According to a China central bank quarterly survey (released last week):
"urban residents in China are more inclined to save than spend as the urge to consume dropped to a record low…Only 15.1 percent of respondents said they now preferred to spend, a 14.6 percent drop on a quarter ago, the People's Bank of China said today…The indicator on how residents' felt about their income was 8.6 percent below zero, a record low (emphsis mine). It was a sharp decrease from 28.6 percent in the first quarter….More than 60 percent of respondents said they found the current property prices were beyond their reach and the number of those willing to buy real estate is down 0.9 percentage points on a quarter ago to 15.8 percent."

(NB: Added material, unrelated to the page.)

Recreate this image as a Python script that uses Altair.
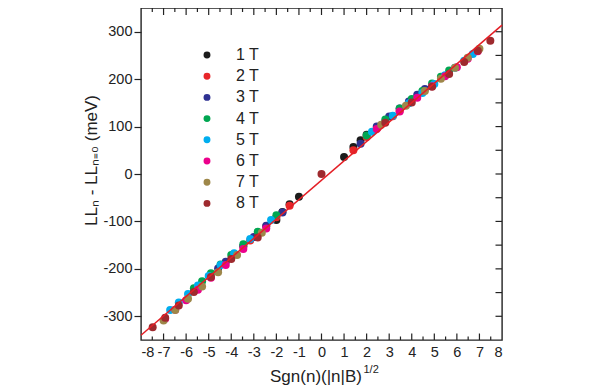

Let me complete the sentence: Loose monetary policy results in real economic growth for a while and provided you don't abuse it. If you do, the same dynamic loop kicks in reverse. We are just as stupid though, this crisis is due to monetary asset inflation (stocks 2000, houses 2007). Sure there was real growth, but what does it tell you when a young couple cannot buy a house?
What really saddens me is that this statement comes from a highly placed official that obviously believes what he says. It shows a basic lack of understanding of monetary impact on the long term. But we are no different. We are all stupid. More of the same here
Pettis underestimates the problem.
Demand among the largest consumers of Chinese GDP are utterly frozen by two factors: (1) A lack of *available* USD denominated credit; and (2) The inability of Chinese manufacturing productivity to keep pace with RMB appreciation.
On the first point money supply may be unprecedented, but velocity and dispersion is insufficient. Credit worthiness problems are everywhere.
On the second point, what I'll term as the total costs of ownership of Chinese goods and services have risen disproportionate with their value. Too much subsidy, inefficiency and risk.
The shortest path to offset these problems is for China to extend significant credit, though the most effective path is to allow recession to do it cold but effective thing.